▶ [TASK OBJECTIVE]: Make an exact copy of all the entries, with the pictures left out.

>> START RECORDS SUPPLIED

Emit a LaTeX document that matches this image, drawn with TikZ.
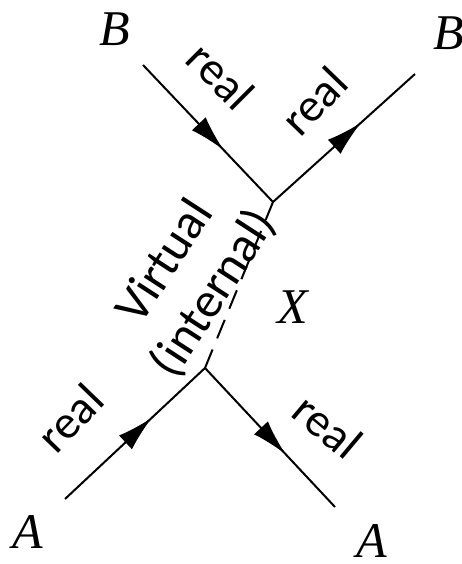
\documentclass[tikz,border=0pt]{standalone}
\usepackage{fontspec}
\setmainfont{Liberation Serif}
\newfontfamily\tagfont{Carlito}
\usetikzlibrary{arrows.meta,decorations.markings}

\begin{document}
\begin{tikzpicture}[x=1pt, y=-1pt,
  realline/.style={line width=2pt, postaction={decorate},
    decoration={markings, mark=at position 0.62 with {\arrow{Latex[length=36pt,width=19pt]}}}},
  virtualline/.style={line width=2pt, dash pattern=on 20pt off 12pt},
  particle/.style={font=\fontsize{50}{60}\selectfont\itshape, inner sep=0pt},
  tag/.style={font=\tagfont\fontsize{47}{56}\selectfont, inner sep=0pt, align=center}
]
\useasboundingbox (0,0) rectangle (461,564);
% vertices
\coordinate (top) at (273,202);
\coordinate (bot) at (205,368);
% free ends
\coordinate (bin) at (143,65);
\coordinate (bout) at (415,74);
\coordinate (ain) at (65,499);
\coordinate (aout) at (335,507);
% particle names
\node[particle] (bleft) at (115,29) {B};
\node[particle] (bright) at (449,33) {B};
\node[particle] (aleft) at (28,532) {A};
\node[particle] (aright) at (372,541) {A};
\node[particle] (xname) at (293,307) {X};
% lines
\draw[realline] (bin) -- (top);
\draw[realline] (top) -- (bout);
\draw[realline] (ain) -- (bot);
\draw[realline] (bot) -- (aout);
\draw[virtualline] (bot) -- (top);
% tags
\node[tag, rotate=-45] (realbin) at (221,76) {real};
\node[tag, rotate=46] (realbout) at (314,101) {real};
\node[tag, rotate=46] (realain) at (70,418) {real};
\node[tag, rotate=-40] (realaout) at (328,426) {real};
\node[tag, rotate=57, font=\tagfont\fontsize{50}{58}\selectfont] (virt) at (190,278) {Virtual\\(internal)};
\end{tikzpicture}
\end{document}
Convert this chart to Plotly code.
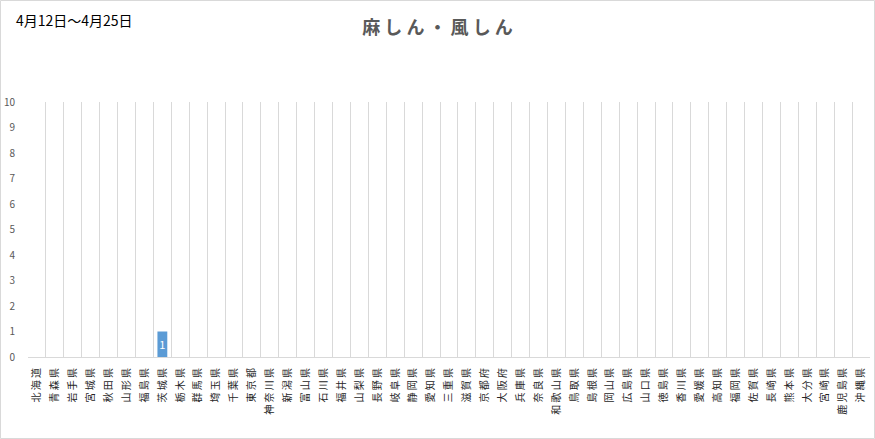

>> END RECORDS SUPPLIED

▶ [RESPONSE FOR THIS EXERCISE]:
Emit a LaTeX document that matches this image, drawn with TikZ.
\documentclass[tikz,border=0pt]{standalone}
\usepackage{fontspec}
\setmainfont{Liberation Serif}
\newfontfamily\tagfont{Carlito}
\usetikzlibrary{arrows.meta,decorations.markings}

\begin{document}
\begin{tikzpicture}[x=1pt, y=-1pt,
  realline/.style={line width=2pt, postaction={decorate},
    decoration={markings, mark=at position 0.62 with {\arrow{Latex[length=36pt,width=19pt]}}}},
  virtualline/.style={line width=2pt, dash pattern=on 20pt off 12pt},
  particle/.style={font=\fontsize{50}{60}\selectfont\itshape, inner sep=0pt},
  tag/.style={font=\tagfont\fontsize{47}{56}\selectfont, inner sep=0pt, align=center}
]
\useasboundingbox (0,0) rectangle (461,564);
% vertices
\coordinate (top) at (273,202);
\coordinate (bot) at (205,368);
% free ends
\coordinate (bin) at (143,65);
\coordinate (bout) at (415,74);
\coordinate (ain) at (65,499);
\coordinate (aout) at (335,507);
% particle names
\node[particle] (bleft) at (115,29) {B};
\node[particle] (bright) at (449,33) {B};
\node[particle] (aleft) at (28,532) {A};
\node[particle] (aright) at (372,541) {A};
\node[particle] (xname) at (293,307) {X};
% lines
\draw[realline] (bin) -- (top);
\draw[realline] (top) -- (bout);
\draw[realline] (ain) -- (bot);
\draw[realline] (bot) -- (aout);
\draw[virtualline] (bot) -- (top);
% tags
\node[tag, rotate=-45] (realbin) at (221,76) {real};
\node[tag, rotate=46] (realbout) at (314,101) {real};
\node[tag, rotate=46] (realain) at (70,418) {real};
\node[tag, rotate=-40] (realaout) at (328,426) {real};
\node[tag, rotate=57, font=\tagfont\fontsize{50}{58}\selectfont] (virt) at (190,278) {Virtual\\(internal)};
\end{tikzpicture}
\end{document}
Convert this chart to Plotly code.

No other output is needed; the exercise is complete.